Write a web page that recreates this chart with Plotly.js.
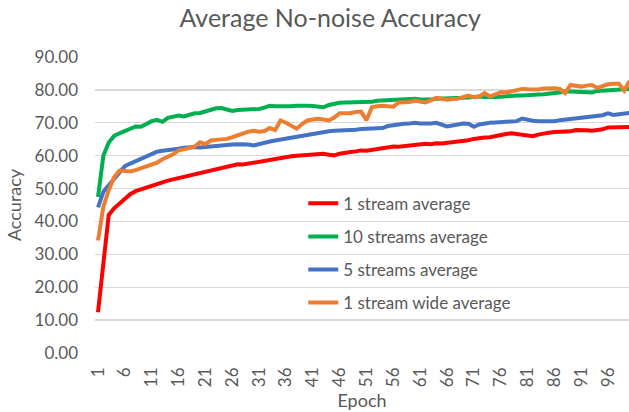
<!DOCTYPE html>
<html>
<head>
<meta charset="utf-8">
<script src="https://cdn.plot.ly/plotly-3.0.1.min.js"></script>
<style>html,body{margin:0;padding:0;background:#fff;}#chart{width:629px;height:412px;}</style>
</head>
<body>
<div id="chart"></div>
<script>
var epochs = [];
for (var i = 1; i <= 100; i++) epochs.push(i);

var xTickVals = [1,6,11,16,21,26,31,36,41,46,51,56,61,66,71,76,81,86,91,96];
var xTickText = ["1","6","11","16","21","26","31","36","41","46","51","56","61","66","71","76","81","86","91","96"];
var yTickVals = [0,10,20,30,40,50,60,70,80,90];

var seriesNames = ["1 stream average","10 streams average","5 streams average","1 stream wide average"];
var seriesColors = ["#FF0000","#00B050","#4472C4","#ED7D31"];

var oneStream = [
12.4,28.0,42.0,44.0,45.5,47.2,48.3,49.2,49.8,50.4,
51.0,51.4,51.9,52.4,52.8,53.3,53.6,54.1,54.4,54.9,
55.3,55.7,56.0,56.3,56.8,57.1,57.4,57.3,57.6,57.7,
58.0,58.4,58.5,58.9,59.4,59.6,59.8,60.0,60.1,60.0,
60.2,60.4,60.6,60.3,60.1,60.6,61.0,61.1,61.3,61.6,
61.5,61.8,62.1,62.4,62.6,62.8,62.7,62.9,63.2,63.1,
63.5,63.6,63.5,63.8,63.7,63.9,64.0,64.2,64.3,64.7,
65.1,65.4,65.5,65.6,66.0,66.1,66.6,66.8,66.5,66.3,
66.2,65.9,66.4,66.8,67.0,67.2,67.2,67.5,67.4,67.8,
67.6,67.7,67.6,67.8,68.0,68.6,68.6,68.7,68.6,68.7];

var tenStreams = [
47.4,60.0,64.0,66.0,66.8,67.6,68.4,68.9,68.8,69.6,
70.5,70.9,70.3,71.5,72.0,72.2,71.9,72.4,72.9,73.0,
73.5,73.9,74.4,74.5,74.2,73.6,73.9,73.9,74.0,74.1,
74.2,74.6,75.2,75.0,74.9,74.8,75.0,75.2,75.3,75.2,
75.1,75.0,74.7,75.4,75.9,76.1,76.2,76.2,76.1,76.2,
76.3,76.4,76.7,76.8,76.9,77.0,77.1,77.0,77.2,77.3,
77.1,77.0,77.1,77.3,77.3,77.4,77.5,77.4,77.6,77.7,
77.9,78.0,77.8,77.7,77.8,77.9,78.1,78.2,78.3,78.3,
78.5,78.6,78.6,78.7,78.8,79.0,79.2,79.6,79.5,79.3,
79.1,79.0,79.2,79.7,79.8,79.8,79.9,79.8,80.0,80.3];

var fiveStreams = [
44.3,49.0,51.0,53.0,55.0,56.8,57.6,58.3,59.0,59.8,
60.6,61.2,61.5,61.6,61.9,62.1,62.4,62.6,62.6,62.5,
62.7,62.9,63.1,63.0,63.3,63.4,63.5,63.5,63.4,63.1,
63.6,63.9,64.3,64.6,64.9,65.2,65.6,65.8,66.1,66.3,
66.6,66.8,67.1,67.4,67.6,67.6,67.7,67.6,67.9,68.1,
68.2,68.3,68.2,68.4,69.0,69.3,69.5,69.7,69.8,70.0,
69.8,69.7,69.8,70.0,69.4,68.9,69.2,69.6,69.8,69.7,
68.8,69.5,69.9,70.0,70.1,70.2,70.3,70.2,70.5,71.3,
70.9,70.6,70.5,70.4,70.5,70.5,70.8,71.0,71.2,71.4,
71.6,71.7,71.9,72.1,72.3,72.9,72.4,72.6,72.8,73.0];

var oneStreamWide = [
34.2,44.5,49.5,53.4,55.5,55.4,55.2,55.6,56.2,56.8,
57.4,57.9,58.9,59.5,60.4,61.6,61.8,62.3,62.8,64.1,
63.5,64.6,64.8,64.8,65.1,65.6,66.2,67.0,67.3,67.6,
67.3,67.5,68.4,67.8,70.7,70.0,69.2,68.2,69.6,70.7,
71.0,71.2,71.0,70.7,71.6,72.9,72.9,72.9,73.3,73.4,
70.8,74.7,75.0,75.2,75.0,74.9,76.2,76.1,76.3,76.7,
76.5,76.2,76.8,77.6,77.3,77.0,77.2,77.3,77.8,78.3,
77.8,78.0,79.0,78.0,78.6,79.3,79.2,79.6,80.0,80.3,
80.2,80.0,80.1,80.4,80.6,80.5,80.3,79.0,81.5,81.2,
81.0,81.3,81.5,80.6,81.2,81.7,81.9,81.9,79.8,82.7];

var allSeries = [oneStream, tenStreams, fiveStreams, oneStreamWide];

var FONT = "Lato, 'Open Sans', sans-serif";
var GRAY = "#595959";

var traces = allSeries.map(function (ys, k) {
  return {
    x: epochs, y: ys, type: "scatter", mode: "lines",
    name: seriesNames[k], legendgroup: "g" + k,
    line: {color: seriesColors[k], width: 4, shape: "linear"},
    hoverinfo: "skip"
  };
});

var layout = {
  width: 629, height: 412,
  margin: {l: 95, r: 0, t: 57, b: 59, pad: 0},
  paper_bgcolor: "#ffffff", plot_bgcolor: "#ffffff",
  font: {family: FONT, color: GRAY, size: 17},
  title: {text: "Average No-noise Accuracy", x: 0.525, xref: "container", xanchor: "center",
          y: 0.955, yref: "container", yanchor: "middle",
          font: {family: FONT, size: 25, color: GRAY}},
  xaxis: {
    range: [0.44, 99.9], tickmode: "array", tickvals: xTickVals, ticktext: xTickText,
    tickangle: -90, showgrid: false, zeroline: false, showline: false,
    ticks: "", ticklabelstandoff: 10,
    tickfont: {family: FONT, size: 17, color: GRAY},
    title: {text: "Epoch", font: {family: FONT, size: 18, color: GRAY}, standoff: 8}
  },
  yaxis: {
    range: [0, 90], tickmode: "array", tickvals: yTickVals, tickformat: ".2f",
    showgrid: true, gridcolor: "#D9D9D9", gridwidth: 1.3, zeroline: false, showline: false,
    ticks: "", ticklabelstandoff: 16,
    tickfont: {family: FONT, size: 17, color: GRAY},
    title: {text: "Accuracy", font: {family: FONT, size: 18, color: GRAY}, standoff: 8}
  },
  showlegend: true,
  legend: {
    x: 0.39, xanchor: "left", y: 0.565, yanchor: "top",
    bgcolor: "rgba(0,0,0,0)", borderwidth: 0,
    traceorder: "grouped", tracegroupgap: 8,
    font: {family: FONT, size: 17, color: GRAY}
  }
};

Plotly.newPlot("chart", traces, layout, {displayModeBar: false, staticPlot: true});
</script>
</body>
</html>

WHAT IS NEEDED: Determine how many lines contain the word "chart" and reply with that number alone.

FINISHED ANSWER: 4